/Denise Dresser/.
Despertamos y el dedazo seguía ahí. Ese mecanismo pre-democrático del pasado, revivido en el presente. Ese hábito autoritario del priismo, resucitado por el lopezobradorismo. Andrés Manuel López Obrador desempolva una costumbre arcaica que la transición dejó atrás, porque es el único método que afianza el control de su legado, la prolongación de su transformación. Al elegir a su sucesor busca cimentar lo que hasta ahora es sólo arena movediza. Un proyecto individualista, hiper-presidencialista, edificado sobre el culto a la personalidad pero con una inerme institucionalidad. A tres años de que termine el sexenio, AMLO necesita asegurar que la “4T” persistirá, aunque él no esté ahí diariamente para narrarla. Necesita ungir a un incondicional que sea totalmente palacio.

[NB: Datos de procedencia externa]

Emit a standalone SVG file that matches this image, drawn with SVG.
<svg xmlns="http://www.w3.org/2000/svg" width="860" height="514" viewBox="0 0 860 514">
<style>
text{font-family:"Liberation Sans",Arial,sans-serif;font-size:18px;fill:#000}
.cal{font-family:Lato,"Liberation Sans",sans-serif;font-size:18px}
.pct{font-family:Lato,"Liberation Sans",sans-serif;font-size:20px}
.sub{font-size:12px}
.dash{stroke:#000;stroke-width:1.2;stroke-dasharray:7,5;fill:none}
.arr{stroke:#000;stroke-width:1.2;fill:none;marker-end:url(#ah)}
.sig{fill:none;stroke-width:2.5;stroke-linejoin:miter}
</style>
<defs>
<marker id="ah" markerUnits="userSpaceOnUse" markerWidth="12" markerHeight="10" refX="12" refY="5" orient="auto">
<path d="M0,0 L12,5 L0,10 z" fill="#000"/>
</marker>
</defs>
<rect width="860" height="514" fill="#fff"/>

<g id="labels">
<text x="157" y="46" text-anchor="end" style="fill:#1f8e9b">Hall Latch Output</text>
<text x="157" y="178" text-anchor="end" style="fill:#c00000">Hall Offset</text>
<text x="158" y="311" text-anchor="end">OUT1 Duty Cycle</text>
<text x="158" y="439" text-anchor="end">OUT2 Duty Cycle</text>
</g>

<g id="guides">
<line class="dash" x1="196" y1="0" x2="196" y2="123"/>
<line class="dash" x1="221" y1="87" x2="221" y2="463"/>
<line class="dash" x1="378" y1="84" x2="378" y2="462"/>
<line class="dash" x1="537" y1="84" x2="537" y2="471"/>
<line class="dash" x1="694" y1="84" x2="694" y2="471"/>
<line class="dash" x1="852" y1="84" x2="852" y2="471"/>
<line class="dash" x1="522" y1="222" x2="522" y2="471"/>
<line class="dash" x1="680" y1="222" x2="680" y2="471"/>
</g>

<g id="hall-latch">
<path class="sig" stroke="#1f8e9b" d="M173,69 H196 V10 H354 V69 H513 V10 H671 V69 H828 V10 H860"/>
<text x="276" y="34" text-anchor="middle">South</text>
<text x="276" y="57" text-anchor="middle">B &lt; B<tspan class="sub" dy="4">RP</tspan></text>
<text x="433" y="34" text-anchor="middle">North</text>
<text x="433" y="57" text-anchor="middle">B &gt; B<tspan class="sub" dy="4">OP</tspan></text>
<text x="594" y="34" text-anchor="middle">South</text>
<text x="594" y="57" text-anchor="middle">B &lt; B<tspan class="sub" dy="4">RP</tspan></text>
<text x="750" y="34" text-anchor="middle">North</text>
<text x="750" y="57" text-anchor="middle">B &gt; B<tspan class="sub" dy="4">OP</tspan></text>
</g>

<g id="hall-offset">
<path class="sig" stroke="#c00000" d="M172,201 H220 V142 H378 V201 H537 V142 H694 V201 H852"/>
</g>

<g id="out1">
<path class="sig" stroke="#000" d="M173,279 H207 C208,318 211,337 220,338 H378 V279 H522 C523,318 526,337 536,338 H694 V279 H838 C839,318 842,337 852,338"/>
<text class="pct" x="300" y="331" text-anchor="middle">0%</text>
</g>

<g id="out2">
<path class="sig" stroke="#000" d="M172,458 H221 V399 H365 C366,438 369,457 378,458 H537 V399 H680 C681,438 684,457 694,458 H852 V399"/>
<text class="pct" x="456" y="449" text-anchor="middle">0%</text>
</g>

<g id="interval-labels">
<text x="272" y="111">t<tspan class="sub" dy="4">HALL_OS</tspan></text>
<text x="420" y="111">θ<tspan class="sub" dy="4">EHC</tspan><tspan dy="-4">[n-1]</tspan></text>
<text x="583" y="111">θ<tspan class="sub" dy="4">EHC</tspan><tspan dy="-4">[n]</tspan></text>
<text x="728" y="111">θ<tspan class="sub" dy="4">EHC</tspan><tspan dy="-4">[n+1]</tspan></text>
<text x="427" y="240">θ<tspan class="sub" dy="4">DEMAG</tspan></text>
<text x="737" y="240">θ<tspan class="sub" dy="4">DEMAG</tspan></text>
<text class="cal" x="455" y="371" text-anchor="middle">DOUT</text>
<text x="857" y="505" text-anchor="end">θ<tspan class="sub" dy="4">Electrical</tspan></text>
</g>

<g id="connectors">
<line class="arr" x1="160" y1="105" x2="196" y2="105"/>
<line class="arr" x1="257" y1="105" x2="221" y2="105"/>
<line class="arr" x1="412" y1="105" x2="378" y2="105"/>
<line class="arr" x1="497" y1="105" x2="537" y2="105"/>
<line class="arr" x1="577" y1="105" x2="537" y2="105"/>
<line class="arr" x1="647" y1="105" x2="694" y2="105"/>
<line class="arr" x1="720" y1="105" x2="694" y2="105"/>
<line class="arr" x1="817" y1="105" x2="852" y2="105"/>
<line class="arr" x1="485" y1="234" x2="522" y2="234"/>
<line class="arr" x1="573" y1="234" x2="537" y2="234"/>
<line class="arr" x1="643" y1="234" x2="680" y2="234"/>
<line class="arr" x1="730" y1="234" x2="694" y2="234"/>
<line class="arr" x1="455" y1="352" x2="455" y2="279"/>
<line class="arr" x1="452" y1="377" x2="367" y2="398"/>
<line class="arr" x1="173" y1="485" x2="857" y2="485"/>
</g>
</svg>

Ello requiere herederos confiables y complacientes, dóciles y displicentes. Alguien que le prometa proseguir al pie de la letra la vuelta en u que ha iniciado, la puesta en reversa que ha dictado. Alguien dispuesto a escuchar recomendaciones provenientes de “La Chingada”, el lugar a donde el Presidente promete que se retirará. Pero es difícil imaginar que se mantendrá al margen de las acciones y las decisiones llevadas a cabo en su nombre. Así como hubo un Maximato, habrá un AMLOato; un esfuerzo por seguir influenciando, mandando, determinando. El otoño del patriarca irá acompañado del dedazo del patriarca.
Dedazo anunciado de manera prematura que nos coloca en una sucesión adelantada. Dedazo disfrazado por la selección del candidato de Morena mediante una “encuesta” con metodología ininteligible. Designación personal escondida detrás de una vía que dista de ser institucional. Marcelo Ebrard y Claudia Sheinbaum compitiendo entre sí para ver quién será el elegido, quién será el destapado, quién será el Presidente entrante que se comprometerá a cumplir los compromisos del Presidente saliente, para que no haya traiciones o alteraciones.
Ella parece ser la preferida de AMLO; la mujer a la que quiere apuntalar, porque en momentos clave ha colocado la lealtad por encima de la gobernabilidad, la fidelidad por arriba de la institucionalidad. La Claudia competente a veces convertida en la Claudia complaciente. La científica racional, creyente en los datos, a veces apoya sin chistar los “otros” que presume el Presidente. La jefa de Gobierno autónoma a ratos transfigurada en la regenta que no lo es. Tan capaz para tratar algunos temas de política pública, tan sojuzgada para encararlos cuando su jefe se lo ordena. Cargando con el colapso de la Línea 12 sobre sus hombros, en el cual tiene una responsabilidad compartida pero no aclarada. Arrastrando tras de sí la humillación electoral en un bastión que perdió y gobierna a medias. Obligada a todo para ser la candidata, “La Presidenta”, la hija creada y empoderada por el padre político que quiere colocarla en la silla, detrás de la cual permanecerá parado.
Ante esa sucesión anunciada, y recordando lo que le ocurrió a su mentor Manuel Camacho, Ebrard hace explícita su intención de contender. Lleva años esperando, postergando, cumpliendo y ahora se mueve para sí salir en la foto. Para finalmente ser recompensado. Para demostrar que él no sólo es bombero, sino también presidenciable porque sabe cómo operar, resolver, usar el andamiaje del Estado cuando otros ni lo conocen. Sabe que esta es quizás su última oportunidad y para aprovecharla, buscará encabezar un proyecto probablemente más pragmático y menos radical, más socialdemócrata y menos peleado con el mercado, más globalista y menos autárquico. Pero a él también lo persigue la podredumbre del Metro y las muertes que provocó; el acuerdo con los contratistas y la corrupción que engendró. El canciller multiusos, el funcionario apagafuegos, el que compra pipas y vacunas y hace todo lo que se le pide. Pero un político con trayectoria propia, menos propenso a subsumirla después del 2024.
Mientras tanto, AMLO distrae y divierte y divaga decidiendo quién será el designado por el dedo divino. El dedo que Zedillo se cortó promoviendo la primera primaria del PRI en 1997; el dedo que López Obrador estirará de nuevo reviviendo los viejos tiempos en los cuales el poder no se conquistaba en las urnas; se traspasaba en los palacios. El poder que -en palabras de Edward Albee- siempre es peligroso porque atrae a los peores y corrompe a los mejores.